One of the most fascinating aspects of human life is the irrational and mysterious subtext: as happy as you are, there is misery all around you. It creeps into your sleep and texts you obituaries. There is your past, and your future, and neither one has any emotional insurance policy to protect you from finding relics (or foreshadowing undertoads) of them floating around in your chardonnay — less like black flies, more like red mosquitoes. Maybe they’re there to remind you of how tightly you should cling to the sunny present, to take nothing for granted, to buy tunics while you’re not in the red. But seriously: 8 in the AM? That’s not the time of day when anyone can appreciate being alive, or being happily unpestered, or having things like happiness and family and security and a dog who sleeps in. It’s a bleak time, when you’re not sure if you’re awake or asleep, and when you could just as easily exist in any of the realities that have surrounded you throughout your life (the SATs, the unprepared dress rehearsals, the bad phone calls, the sirens behind you on the freeway) — or worse realities, realities you haven’t even shaken hands with yet. It’s unfair; it suggests that you need to start waking up at five so that you’ve had enough coffee to remind yourself what’s real and what are simply your nightmare’s spiderwebs sticking to your fuzzy brain — and that the happier you are awake, the more your dreams will try to show you up, for contrast, because dreams are sadistic that way. Maurice Sendak was born in 1928, after all. He was 84. That’s a pretty decent amount of time on earth, you tell yourself as you stir your coffee and try not to measure out your own life with your spoon.

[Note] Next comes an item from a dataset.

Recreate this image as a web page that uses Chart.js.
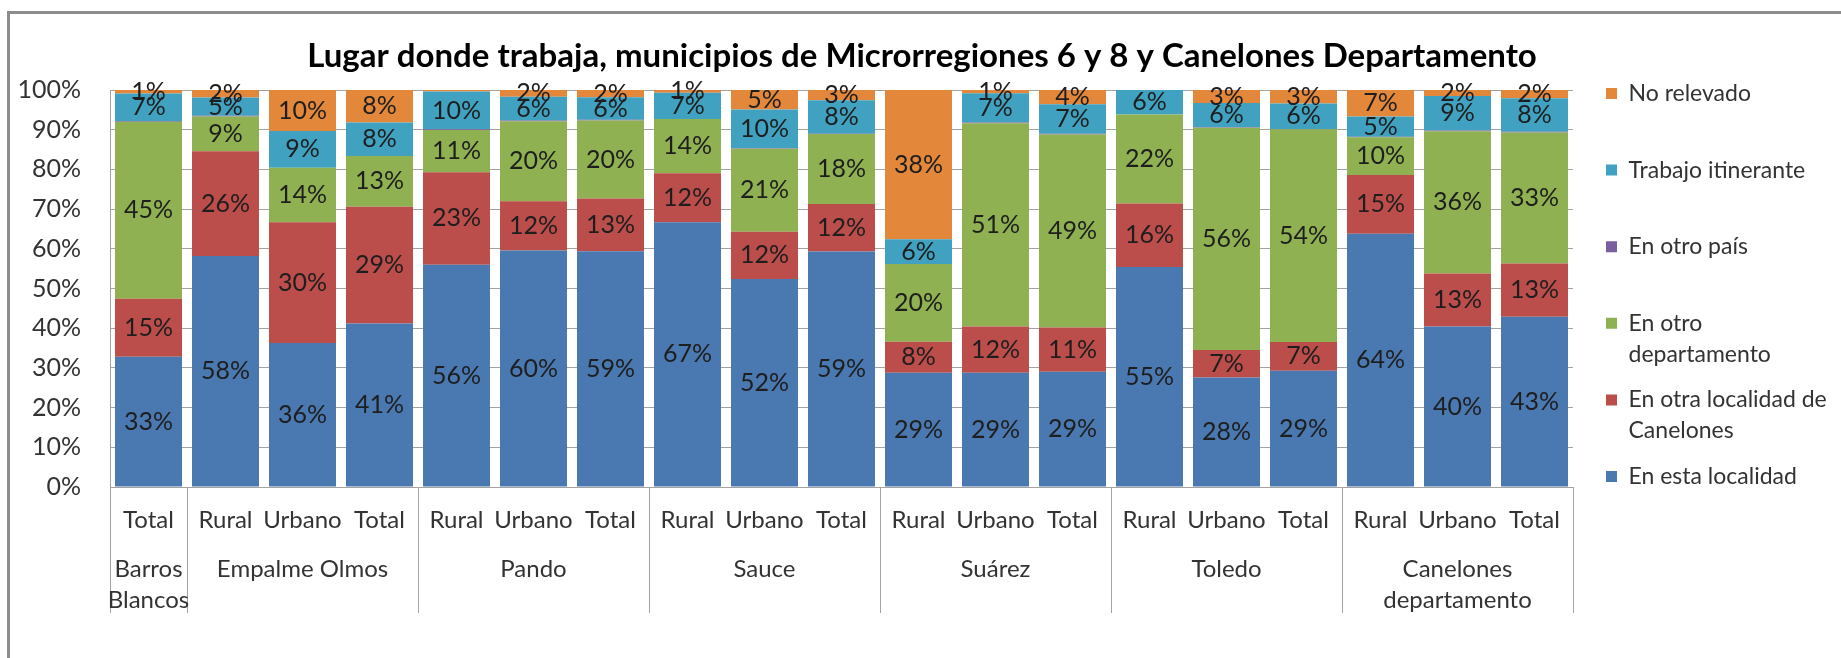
<!DOCTYPE html>
<html><head><meta charset="utf-8">
<script src="https://cdn.jsdelivr.net/npm/chart.js@4.4.1/dist/chart.umd.min.js"></script>
<style>
html,body{margin:0;padding:0;background:#fff;}
#wrap{position:relative;width:1841px;height:658px;overflow:hidden;background:#fff;}
#frame{position:absolute;left:7px;top:11px;width:1900px;height:700px;border-left:3px solid #8c8c8c;border-top:3px solid #8c8c8c;pointer-events:none;}
canvas{position:absolute;left:0;top:0;}
</style></head><body>
<div id="wrap"><canvas id="c" width="1841" height="658"></canvas><div id="frame"></div></div>
<script>
// ---------- data ----------
const chartTitle = 'Lugar donde trabaja, municipios de Microrregiones 6 y 8 y Canelones Departamento';
const categories = ['Total','Rural','Urbano','Total','Rural','Urbano','Total','Rural','Urbano','Total','Rural','Urbano','Total','Rural','Urbano','Total','Rural','Urbano','Total'];
const groups = [['Barros','Blancos'],'Empalme Olmos','Pando','Sauce','Suárez','Toledo',['Canelones','departamento']];
const groupSizes = [1,3,3,3,3,3,3];
const seriesNames = ['En esta localidad','En otra localidad de Canelones','En otro departamento','En otro país','Trabajo itinerante','No relevado'];
const legendLines = [['En esta localidad',''],['En otra localidad de','Canelones'],['En otro','departamento'],['En otro país',''],['Trabajo itinerante',''],['No relevado','']];
const enEstaLocalidad   = [32.8,58.2,36.3,41.2,56.0,59.6,59.4,66.7,52.4,59.3,28.8,28.8,29.0,55.4,27.6,29.3,63.8,40.4,42.9];
const enOtraLocalidad   = [14.6,26.4,30.4,29.4,23.3,12.4,13.3,12.3,11.9,12.0, 7.8,11.6,11.2,16.0, 6.9, 7.2,14.8,13.4,13.4];
const enOtroDepto       = [44.6, 8.7,13.7,12.8,10.6,20.1,19.6,13.7,20.9,17.6,19.6,51.2,48.6,22.4,56.0,53.6, 9.5,35.8,33.0];
const enOtroPais        = [ 0.2, 0.2, 0.0, 0.0, 0.2, 0.2, 0.2, 0.0, 0.1, 0.1, 0.0, 0.2, 0.2, 0.0, 0.1, 0.1, 0.1, 0.2, 0.2];
const trabajoItinerante = [ 6.9, 4.6, 9.3, 8.4, 9.5, 6.0, 5.7, 6.6, 9.8, 8.4, 6.2, 7.4, 7.4, 6.2, 6.1, 6.4, 5.1, 8.7, 8.4];
const noRelevado        = [ 0.9, 1.9,10.3, 8.2, 0.4, 1.7, 1.8, 0.7, 4.9, 2.6,37.6, 0.8, 3.6, 0.0, 3.3, 3.4, 6.7, 1.5, 2.1];
const seriesValues = [enEstaLocalidad, enOtraLocalidad, enOtroDepto, enOtroPais, trabajoItinerante, noRelevado];
const seriesColors = ['#4a78b0','#bb4d4a','#8fb151','#7b5ea0','#40a2c0','#e3873b'];
const seriesShowLabels = [true,true,true,false,true,true];

// ---------- style / layout ----------
const FONT = 'Lato';
const LABEL_SIZE = 25, TICK_SIZE = 25, XLAB_SIZE = 24, LEG_SIZE = 23, TITLE_SIZE = 33;
const LEG_PAD = 14.6, LEG_BOX = 11;
const mctx = document.createElement('canvas').getContext('2d');
function tw(font, s){ mctx.font = font; return mctx.measureText(s).width; }
const longestLegend = legendLines.flat().reduce((a,b)=> a.length >= b.length ? a : b);
const legTextW = tw(`normal ${LEG_SIZE}px ${FONT}`, longestLegend);
const legendW = LEG_PAD + LEG_BOX + LEG_SIZE/2 + legTextW + 10;
const legendLeft = 1606 - LEG_PAD;
const padRight = 1841 - legendLeft - legendW;
const padLeft = padRight + 3;
const plotLeft = 110, plotRight = 1573, plotTop = 90, plotBottom = 487;
const yTickPad = 29;
const rightSpacer = legendLeft - plotRight;

// group axis labels & boundaries
const groupAxisLabels = [];
const groupStarts = new Set();
groups.forEach((g, gi) => {
  const n = groupSizes[gi];
  groupStarts.add(groupAxisLabels.length);
  for (let k = 0; k < n; k++) groupAxisLabels.push(k === Math.floor(n/2) ? g : '');
});

const valueLabels = {
  id: 'valueLabels',
  afterDatasetsDraw(chart) {
    const ctx = chart.ctx;
    ctx.save();
    ctx.font = `normal ${LABEL_SIZE}px ${FONT}`;
    ctx.fillStyle = '#1e1e1e';
    ctx.textAlign = 'center';
    ctx.textBaseline = 'middle';
    chart.data.datasets.forEach((ds, di) => {
      if (!seriesShowLabels[di]) return;
      const meta = chart.getDatasetMeta(di);
      meta.data.forEach((bar, i) => {
        const r = Math.round(ds.data[i]);
        if (r < 1) return;
        const p = bar.getCenterPoint();
        ctx.fillText(r + '%', p.x, p.y);
      });
    });
    ctx.restore();
  }
};

const gridGray = '#a3a3a3';
const xLabH = 1.2 * XLAB_SIZE;
const xPad = 520 - plotBottom - xLabH / 2;
new Chart(document.getElementById('c'), {
  type: 'bar',
  data: {
    labels: categories,
    datasets: seriesNames.map((name, i) => ({
      label: name, data: seriesValues[i], backgroundColor: seriesColors[i], borderWidth: 0
    }))
  },
  plugins: [valueLabels],
  options: {
    responsive: false, animation: false, events: [],
    layout: { padding: { left: padLeft, right: padRight, top: 0, bottom: 0 } },
    datasets: { bar: { barPercentage: 0.87, categoryPercentage: 1 } },
    plugins: {
      tooltip: { enabled: false },
      title: {
        display: true, text: chartTitle, color: '#000',
        font: { family: FONT, size: TITLE_SIZE, weight: 'bold', lineHeight: 1.2 },
        padding: { top: 56 - 0.6*TITLE_SIZE, bottom: plotTop - 56 - 0.6*TITLE_SIZE }
      },
      legend: {
        position: 'right', align: 'start', reverse: true,
        title: { display: true, text: ' ', font: { size: 10, lineHeight: '10px' }, padding: { top: 93.5 - LEG_SIZE/2 - LEG_PAD - 10, bottom: 0 } },
        labels: {
          boxWidth: LEG_BOX, boxHeight: LEG_BOX, padding: LEG_PAD, color: '#333',
          font: { family: FONT, size: LEG_SIZE, lineHeight: '31px' },
          generateLabels(chart) {
            const items = Chart.defaults.plugins.legend.labels.generateLabels(chart);
            items.forEach(it => { it.text = legendLines[it.datasetIndex]; it.lineWidth = 0; });
            return items;
          }
        }
      }
    },
    scales: {
      x: {
        stacked: true, position: 'bottom',
        grid: { display: true, drawOnChartArea: false, drawTicks: false, color: gridGray },
        border: { display: true, color: gridGray, width: 1 },
        ticks: { autoSkip: false, maxRotation: 0, minRotation: 0, padding: xPad, color: '#333', font: { family: FONT, size: XLAB_SIZE } },
        title: { display: true, text: ' ', padding: 0, font: { size: 10, lineHeight: (658 - plotBottom - xLabH - 2*xPad) + 'px' } }
      },
      x2: {
        type: 'category', labels: groupAxisLabels, offset: true, position: { y: 0 },
        grid: {
          offset: true, drawOnChartArea: false, drawTicks: true, tickLength: 126, lineWidth: 1,
          color: (ctx) => (ctx.index === undefined || groupStarts.has(ctx.index)) ? gridGray : 'rgba(0,0,0,0)'
        },
        border: { display: false },
        ticks: { autoSkip: false, maxRotation: 0, minRotation: 0, padding: 569 - plotBottom - 126 - 15.5, color: '#333', font: { family: FONT, size: XLAB_SIZE, lineHeight: '31px' } }
      },
      y: {
        stacked: true, min: 0, max: 100,
        grid: { color: gridGray, drawTicks: false },
        border: { display: true, color: gridGray },
        ticks: { stepSize: 10, padding: yTickPad, color: '#333', font: { family: FONT, size: TICK_SIZE }, callback: v => v + '%' },
        afterFit: (scale) => { scale.width = plotLeft - padLeft; }
      },
      yR: {
        type: 'linear', position: 'right', display: true,
        grid: { drawOnChartArea: false, drawTicks: true, tickLength: rightSpacer, color: 'rgba(0,0,0,0)' },
        border: { display: false },
        ticks: { display: false }
      }
    }
  }
});
</script>
</body></html>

The only song I’ve heard today is Kanye West’s “Through the Wire.” For once, the radio wasn’t feeling like playing “Jeremy.” Maybe tomorrow I’ll wake up at ten thirty and turn on my phone to find that Pearl Jam is releasing an album of Lovin’ Spoonful covers AND THAT’S IT FOR THE NEWS. I suppose it makes sense that when things are going well, and you wake up to discover that someone has kicked the bucket, your primary emotion is horror at the idea of leaving such a wonderful life behind. That fear mutates into a representation of disappointing people (by dying, as you were disappointed by the death of MCA), becoming lost in a tangle of roadways (one of which, undoubtedly, will send your car flying off into the abyss as in Beetlejuice), or showering in stinging insects (the kind of physical pain that would lead a person to want to jump out the window to their doom — I mean, come on, ants are the worst). It makes me think that, during the day, Elm Street was probably like a bucolic Disneyland of fun-loving teenagers. And to think: that was before people had apps to shit on their mornings before they hit the snooze button. They had to rely on Freddy Krueger.